This time a year ago, we voted in the Referendum when the polls suggested the UK would vote to remain in the EU. One year after we went to the polls it is still far from clear what our departure from the EU will look like. It is safe to suggest therefore that when we went to the polls on 23 June last year we certainly couldn’t have known what voting to leave would lead to and entail. So why did so many of us vote for the unknown?

A recent article* in the Harvard Business Review by Roger Martin** gives a fascinating perspective on consultation exercises, be they with the electorate, shareholders, customers or members of an organisation. The key issue according to Prof Martin is not the question being asked but the question the respondent answers. These two are often very different! The recent General Election result also took many people by surprise. The Prime Minister thought she was asking voters if they preferred her party to the opposition parties, but at least some of the electorate voted on whether they trusted the Prime Minister. So perhaps a good number of the 52% of us who voted to leave the EU, were actually expressing dis-satisfaction with the EU. The electorate saw through the charade of Mr Cameron’s re-negotiation of the UK’s relationship with the EU and voted against that charade.
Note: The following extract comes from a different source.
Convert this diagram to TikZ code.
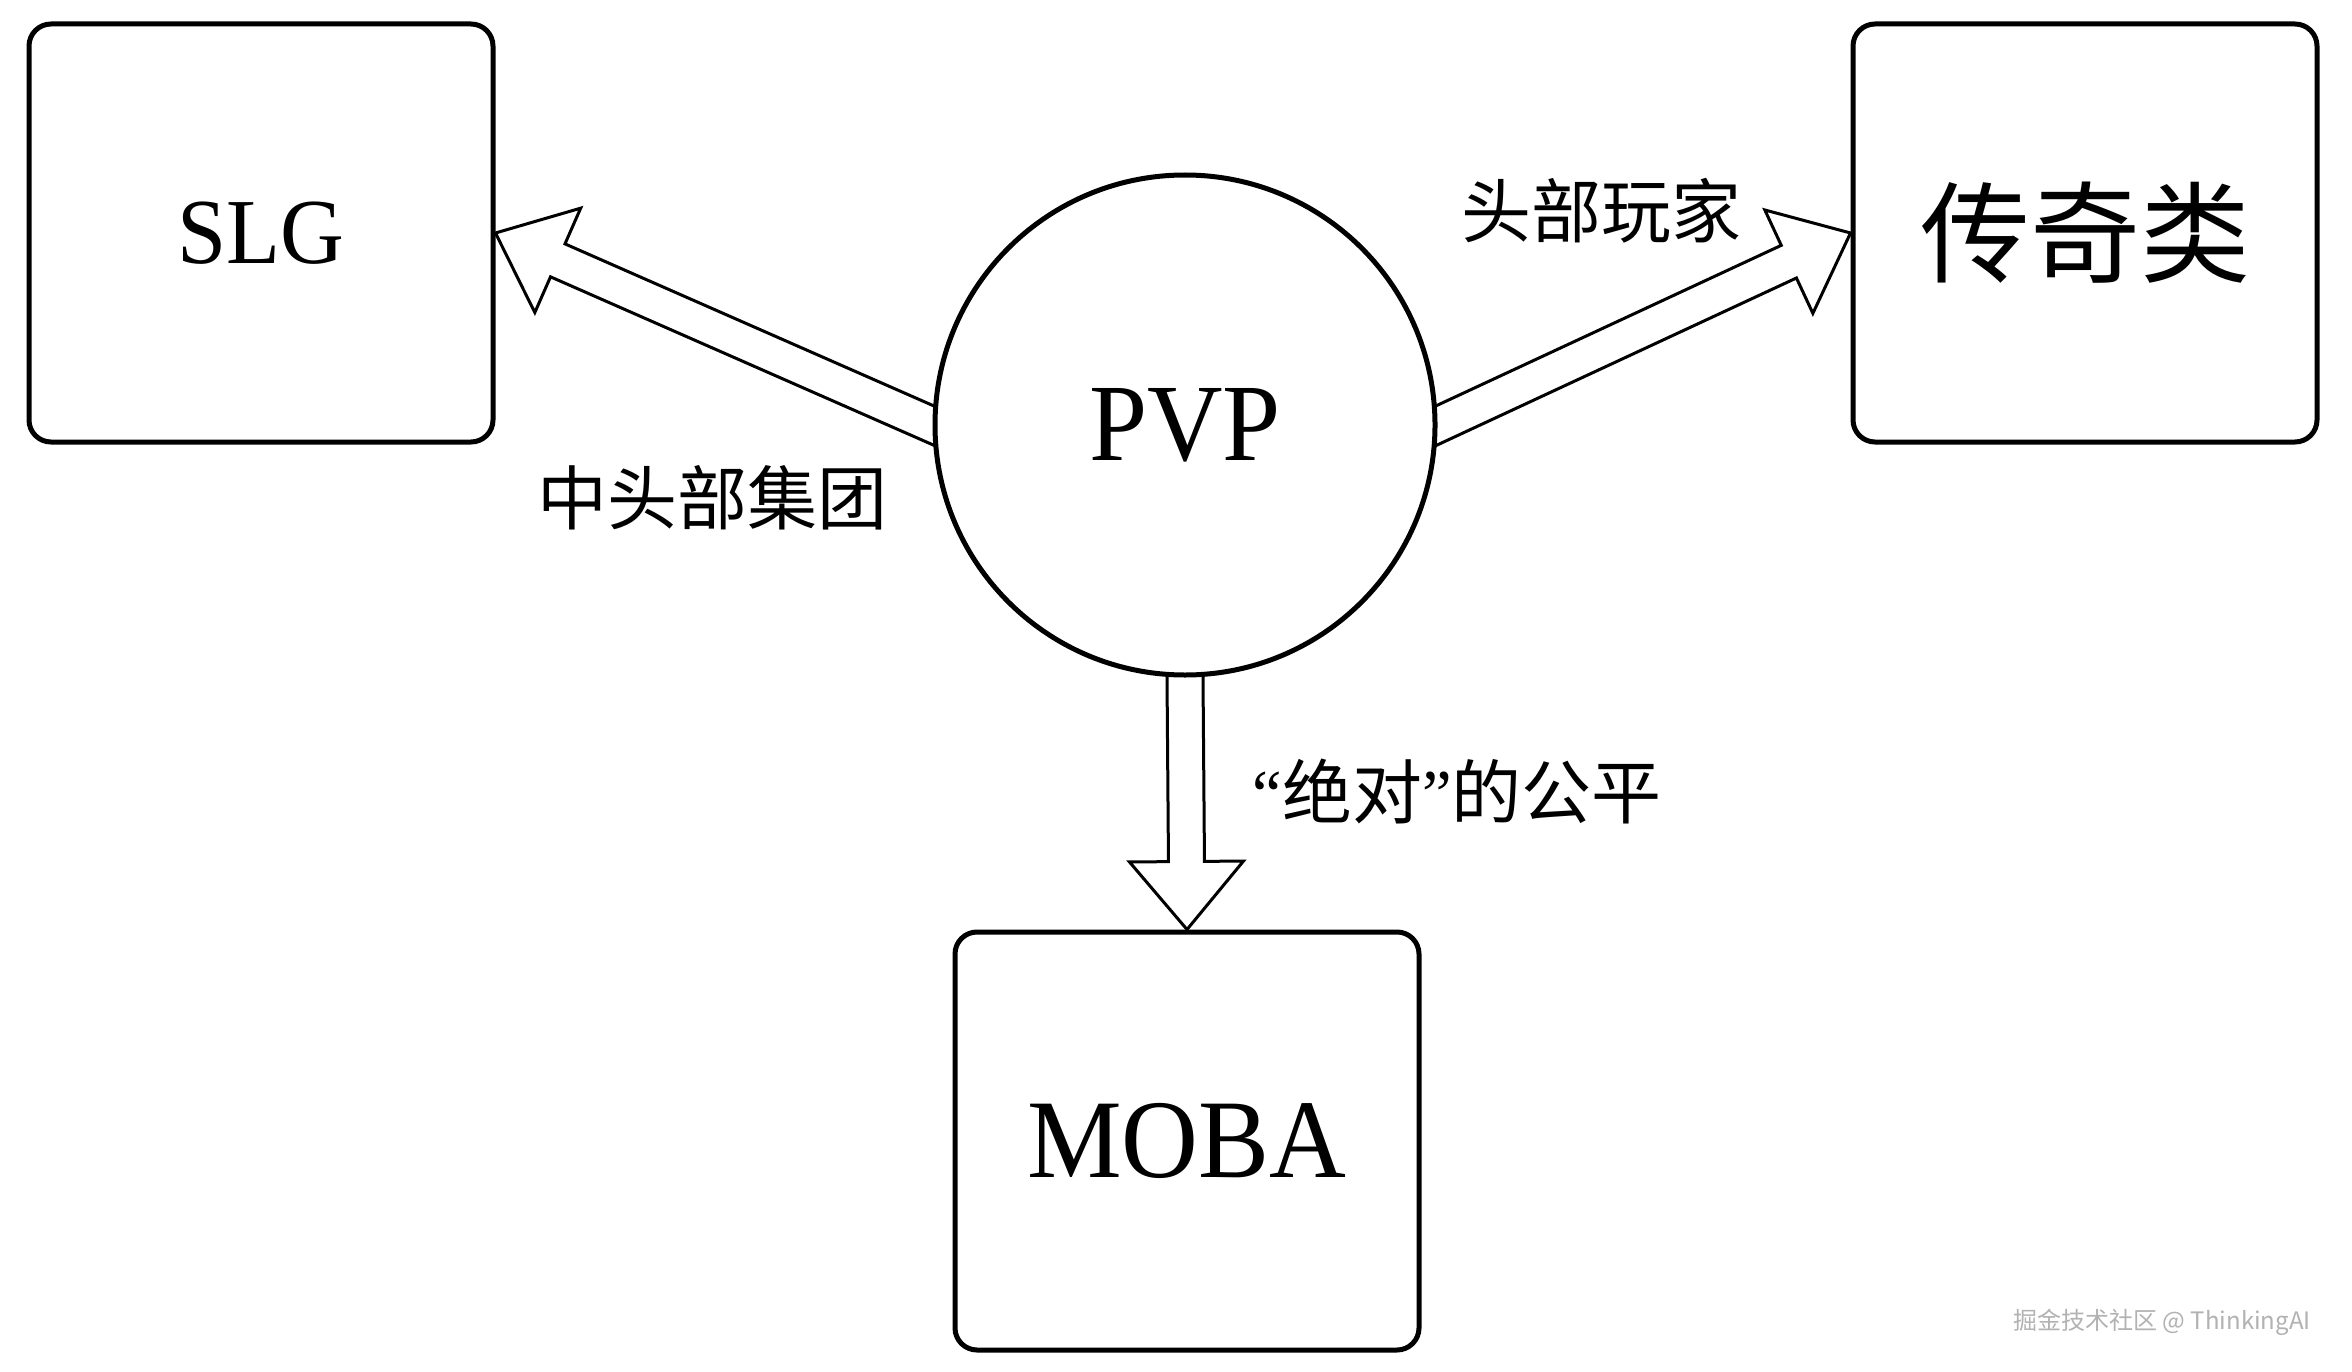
\documentclass[tikz,border=0pt]{standalone}
\usepackage{fontspec}
\setmainfont{Liberation Serif}
\newfontfamily\tms[FakeStretch=0.95]{Liberation Serif}
\newfontfamily\cjk{Noto Sans CJK SC}
\usetikzlibrary{calc}
\pgfdeclarelayer{bg}
\pgfsetlayers{bg,main}
\newcommand\blockarr[2]{%
  \coordinate (T) at (#2);
  \coordinate (S0) at (#1);
  \coordinate (S) at ($(S0)!-12pt!(T)$);
  \coordinate (B) at ($(T)!68pt!(S)$);
  \draw[blockarrow] ($(S)!18pt!90:(T)$) -- ($(B)!18pt!90:(T)$) -- ($(B)!57pt!90:(T)$) -- (T)
    -- ($(B)!57pt!-90:(T)$) -- ($(B)!18pt!-90:(T)$) -- ($(S)!18pt!-90:(T)$) -- cycle;
}
\begin{document}
\begin{tikzpicture}[x=1pt,y=-1pt,
  box/.style={draw, line width=5pt, rounded corners=22pt, fill=white,
    minimum width=464pt, minimum height=418pt, inner sep=0pt},
  hub/.style={draw, circle, line width=5pt, fill=white, minimum size=500pt, inner sep=0pt},
  blockarrow/.style={draw, line width=3pt, fill=white, line join=miter},
  lbl/.style={font=\cjk\fontsize{70}{80}\selectfont, inner sep=0pt},
]
\useasboundingbox (0,0) rectangle (2352,1372);
\begin{pgfonlayer}{bg}
  \fill[white] (0,0) rectangle (2352,1372);
\end{pgfonlayer}

\node[box, font=\tms\fontsize{93}{100}\selectfont] (slg) at (261,233) {SLG};
\node[box, font=\cjk\fontsize{110}{120}\selectfont] (legend) at (2085,233) {传奇类};
\node[box, font=\tms\fontsize{112}{120}\selectfont] (moba) at (1187,1141) {MOBA};
\node[hub, font=\tms\fontsize{110}{120}\selectfont] (pvp) at (1185,425) {PVP};

\begin{pgfonlayer}{bg}
  \blockarr{pvp.west}{slg.east}
  \blockarr{pvp.east}{legend.west}
  \blockarr{pvp.south}{moba.north}
\end{pgfonlayer}

\node[lbl] (l1) at (712,498) {中头部集团};
\node[lbl] (l2) at (1601,211) {头部玩家};
\node[lbl] (l3) at (1457,791) {{\tms “}绝对{\tms ”}的公平};

\node[font=\cjk\fontsize{24}{28}\selectfont, text=gray!60, inner sep=0pt] (wm) at (2162,1322) {掘金技术社区 @ ThinkingAI};
\end{tikzpicture}
\end{document}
All this matters, it really matters, for at least a couple of reasons. Firstly because much is made of the will of the people in a democracy but the will of the people must be expressed against a clear question. Secondly, in a mature democracy we can do better than resort to simple dualism (ie yes or no) – most of our choices lie along a spectrum of possibilities. Our politicians will hopefully do their best to find a way through the current muddle. The Prime Minister was at least right when she said she opposed the ‘coalition of chaos’ that to her was represented by the Leader of the Opposition. We don’t have that, we just have the chaos without the coalition (!) as we await a possible deal with the DUP.

This has a ‘read across’ to our businesses. When we consult our staff or customers or other stakeholders, it is worth us preparing carefully. We need to get inside our respondent. We must so empathise with them in order that we increase our chances of hearing the question they are answering. If we don’t do this, we are in danger of introducing risk into the organisation – when our motive in the consultation is to do the opposite and reduce risk.

As we mark Brexit, one year on, this can be a good time to reflect on how we consult in our own situations. Our politicians have shown us pretty clearly how not to do it so at least we have that as a good starting point!

David

*13 June 2017 edition

**Roger L. Martin is a professor at and the former dean of the Rotman School of Management at the University of Toronto. He is a co-author of Playing to Win (Harvard Business Review Press, 2013).